Cinephiles, the long wait is past. The Academy Museum has arrived in Los Angeles after years of construction, it is done.
Originally set to open in 2017, the Renzo Piano-designed museum is now due to open September 30th with a retooled, more inclusive vision: “Every delay has led to a better product,” says board chair Ted Sarandos. With the opening of the new Academy Museum on Sept. 30, the conversation about Hollywood’s history in all its complexity is taking place after nearly a century, thanks to the new museum. The $484 million museum is arriving after decades of false starts in fundraising, years of construction and pandemic-related delays. The timing, the museum’s leaders hope, will benefit both the institution and the medium it celebrates and critiques.

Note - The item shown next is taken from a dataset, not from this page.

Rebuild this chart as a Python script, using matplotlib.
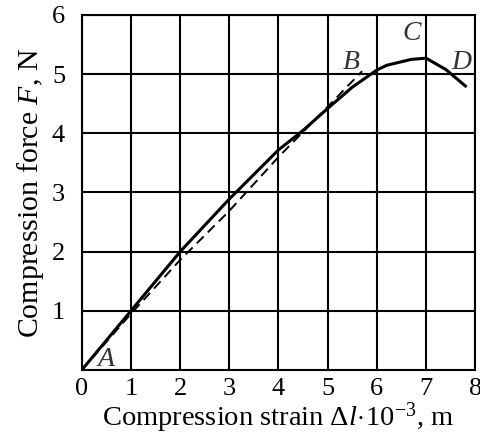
import numpy as np
import matplotlib.pyplot as plt

plt.rcParams['font.family'] = ['Liberation Serif', 'DejaVu Serif']
plt.rcParams['mathtext.fontset'] = 'custom'
plt.rcParams['mathtext.rm'] = 'Liberation Serif'
plt.rcParams['mathtext.it'] = 'Liberation Serif:italic'

# measured loading curve
strain = [0.0, 1.0, 2.0, 3.0, 4.0, 4.5, 5.0, 5.5, 6.0, 6.2, 6.7, 7.0, 7.4, 7.8]
force = [0.0, 1.0, 2.0, 2.89, 3.72, 4.05, 4.42, 4.78, 5.07, 5.15, 5.25, 5.27, 5.08, 4.8]

# linear (elastic) approximation A-B
lin_strain = [0.0, 1.0, 2.0, 3.0, 4.0, 5.0, 5.7]
lin_force = [0.0, 0.95, 1.86, 2.69, 3.6, 4.45, 5.05]

# point labels
pt_names = ['A', 'B', 'C', 'D']
pt_x = [0.49, 5.47, 6.71, 7.71]
pt_y = [0.17, 5.2, 5.68, 5.2]

fig = plt.figure(figsize=(4.81, 4.41), dpi=100)
ax = fig.add_axes([0.170, 0.161, 0.818, 0.805])

ax.plot(lin_strain, lin_force, color='black', lw=1.4, ls=(0, (5, 3)), zorder=3)
ax.plot(strain, force, color='black', lw=2.2, zorder=4)

for name, x, y in zip(pt_names, pt_x, pt_y):
    ax.text(x, y, name, fontsize=20, style='italic', color='#333333',
            ha='center', va='center', zorder=5)

ax.set_xlim(0, 8)
ax.set_ylim(0, 6)
ax.set_xticks(range(0, 9))
ax.set_yticks(range(1, 7))
ax.grid(True, color='black', lw=1.5)
ax.set_axisbelow(True)
for sp in ax.spines.values():
    sp.set_linewidth(1.5)
ax.tick_params(length=0, labelsize=19)
ax.tick_params(axis='x', pad=6)
ax.tick_params(axis='y', pad=12)

ax.set_xlabel(r'Compression strain $\Delta l\!\cdot\!10^{-3}$, m', fontsize=20.5, labelpad=0)
ax.set_ylabel(r'Compression force $F$, N', fontsize=21.5, labelpad=4)

fig.savefig('out.png', dpi=100)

The new museum promises to deliver different movie history experiences for the different visitors expected to flock to its curations. For example, some exhibitions are designed to appeal squarely to the movie fan, like the Oscars Experience, where visitors are digitally transported into the Dolby Theatre to hear their names called, hold an Oscar and deliver a speech they can share on social media. The museum also displays such broadly appealing memorabilia as a fiberglass shark, known as Bruce, from Jaws and R2-D2 from Star Wars. Cinephiles will be in their element, there are deep cuts for serious students of cinema. One amusing artifact is a 1987 note Disney animator Frank Thomas mailed to future Pixar chief creative officer Pete Docter in response to a letter Docter had sent him as a young fan heading off to art school. “The new management at Disney has made many strange decisions,” Thomas wrote. Ah, archival evidence showing that creatives complaining about Disney executives is a long and glorious tradition. In an area devoted to casting, there are the handwritten notes casting director Marion Dougherty wrote upon meeting a young Diane Keaton, whom she called “just a darling auburn-haired girl.” There are also immersive experiences, as in the Miyazaki exhibit, where visitors can not only see the Japanese animator’s original storyboards but also have the sensory experience of being inside his movies like My Neighbor Totoro, entering through a tree tunnel and laying on a patch of green carpet and looking up at a blue sky. In a space devoted to music, co-created with Joker composer Hildur Gudnadóttir, visitors can linger in a meditative dark room taking in orchestral sounds.